Kirkman's "Letter Hacks" column for the new issue was leaked online by The Hollywood Reporter and offers some explanation for the sudden and unexpected end to his epic. "I hate knowing what's coming," Kirkman wrote. "As a fan, I hate it when I realize I’m in the third act of a movie and the story is winding down. I hate that I can count commercial breaks and know I’m nearing the end of a TV show."
He continued, "I hate that you can feel when you’re getting to the end of a book, or a graphic novel. Some of the best episodes of Game of Thrones are when they’re structured in such a way and paced to perfection so your brain can’t tell if it’s been watching for 15 minutes or 50 minutes ... and when the end comes ... you’re stunned."
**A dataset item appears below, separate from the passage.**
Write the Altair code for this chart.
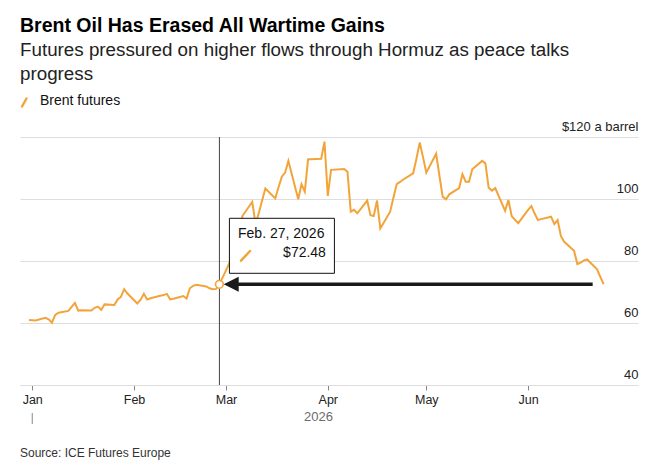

"I love long movies for that very reason. You lose track of time because you went in convinced that you’re going to be there for a long time, but the story moves at such an entertaining and engaging pace that by the time the movie’s wrapping up ... you can’t believe it’s already over. Surprise, it’s over! All I’ve ever done, all a creator can really do ... is tailor-make stories to entertain themselves, and hope the audience feels the same way. That’s all I’ve ever been doing ... and it seems to work most of the time."
Well, it sounds like mission accomplished, because the fan base is completely blindsided by this news. However, perhaps they shouldn't be too stunned if they've followed Kirkman's previous work. His series with Scott Gimple, DIE! DIE! DIE!, also ended last year without warning, and he has said in the past that he always seeks to shake things up.
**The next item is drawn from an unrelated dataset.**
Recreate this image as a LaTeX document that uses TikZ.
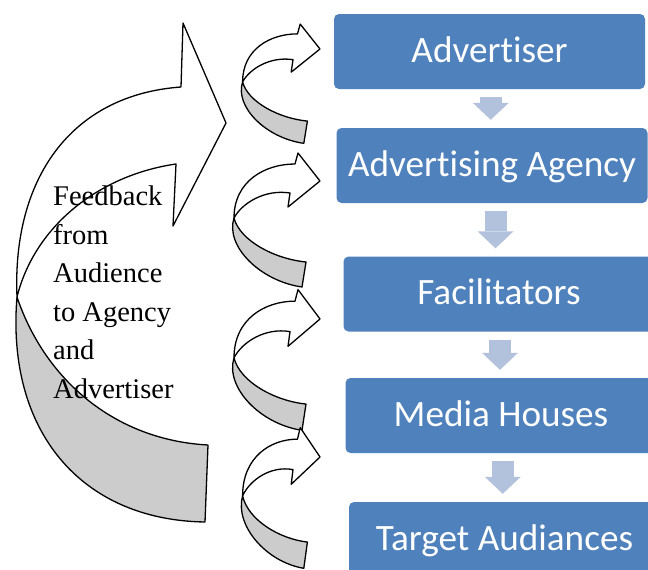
\documentclass[tikz,border=0pt]{standalone}
\usepackage{fontspec}
\setmainfont{Liberation Serif}
\newfontfamily\calibri[Ligatures=CommonOff]{Carlito}
\usetikzlibrary{arrows.meta,calc}
\definecolor{boxblue}{RGB}{79,129,189}
\definecolor{flowblue}{RGB}{179,194,220}
\tikzset{
  stage/.style={rectangle, rounded corners=5pt, fill=boxblue, text=white,
    minimum width=311pt, minimum height=75pt, text height=26pt, text depth=5pt,
    font=\calibri\fontsize{37.2}{44}\selectfont},
  flow/.style={draw=flowblue, line width=22pt, shorten <=8pt, shorten >=8pt,
    -{Triangle[width=36pt,length=17pt,line width=0pt,fill=flowblue]}},
  band/.style={draw=black, line width=1.3pt, line join=round, fill=white},
  back/.style={band, fill=gray!40},
  spiral/.pic={
    \draw[back] (-86,37) .. controls (-95,65) and (-60,100) .. (-18,106)
      -- (-14,81) .. controls (-45,78) and (-80,60) .. cycle;
    \draw[band] (-86,37) .. controls (-86,0) and (-55,-17) .. (-25,-17)
      -- (-22,-28) -- (0,0) -- (-32,26) -- (-30,12)
      .. controls (-55,8) and (-78,22) .. cycle;
  }
}
\begin{document}
\begin{tikzpicture}[x=1pt, y=-1pt]
\useasboundingbox (0,0) rectangle (648,570);
\clip (0,0) rectangle (648,570);

% big feedback arrow
\draw[back] (17,297) .. controls (6,430) and (80,520) .. (205,522)
  -- (208,445) .. controls (115,440) and (45,380) .. cycle;
\draw[band] (17,297) .. controls (12,180) and (70,95) .. (181,87)
  -- (183,23) -- (226,123) -- (173,226) -- (176,164)
  .. controls (100,175) and (35,225) .. cycle;
\node[anchor=north west, align=left, inner sep=0pt,
  font=\fontsize{28.5}{38.5}\selectfont] (feedback) at (53,186)
  {Feedback\\from\\Audience\\to Agency\\and\\Advertiser};

% small arrows
\pic[xscale=0.9, yscale=0.89] at (320,49) {spiral};
\pic at (320,181) {spiral};
\pic[yscale=1.05] at (320,319) {spiral};
\pic[xscale=0.9, yscale=1.05] at (320,457) {spiral};

% flow
\node[stage] (b1) at (489.5,51.5) {Advertiser};
\node[stage] (b2) at (492,165.5) {Advertising Agency};
\node[stage] (b3) at (499,294) {Facilitators};
\node[stage] (b4) at (501,415.5) {Media Houses};
\node[stage] (b5) at (504.5,539.5) {Target Audiances};

\foreach \a/\b in {b1/b2, b2/b3, b3/b4, b4/b5}{
  \coordinate (m) at ($(\a.south)!0.5!(\b.north)$);
  \draw[flow] (m |- \a.south) -- (m |- \b.north);
}
\end{tikzpicture}
\end{document}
Despite the end of an era for comics fans, this news has no effect on future outcomes for the AMC series, which has diverged quite a bit from its source material. On the TV show, Rick has left the group and will star in a series of movies, and it's safe to say at this point the TV show is "based on characters from the comic" more than it is based on the storylines of the comics themselves, though the show writers will likely always draw some inspiration from the source.
AMC has also announced a third series in the Walking Dead universe, focusing on a younger generation of survivors.
As for the plot of the final issue, here are the broad strokes.
The issue jumps forward at least 10 years and Carl and Sophia (who are both dead on the show) have a 6-year-old daughter named Andrea and live in a farmhouse. There is no cure for walkers, but they aren't a major threat and some semblance of civilization is restored. Maggie is president and her son Hershel travels the country using walkers as a sideshow act, much to Carl's consternation.
He kills Hershel's walkers and is ordered to appear before a court, where Michonne is the presiding judge. Carl's argument for destroying Hershel's private property is that it demeans the struggle they went through to get to this point in rebuilding. Michonne agrees and bans the exploitation of walkers for profit. The series ends with Carl reading a story to Andrea about her grandfather, Rick.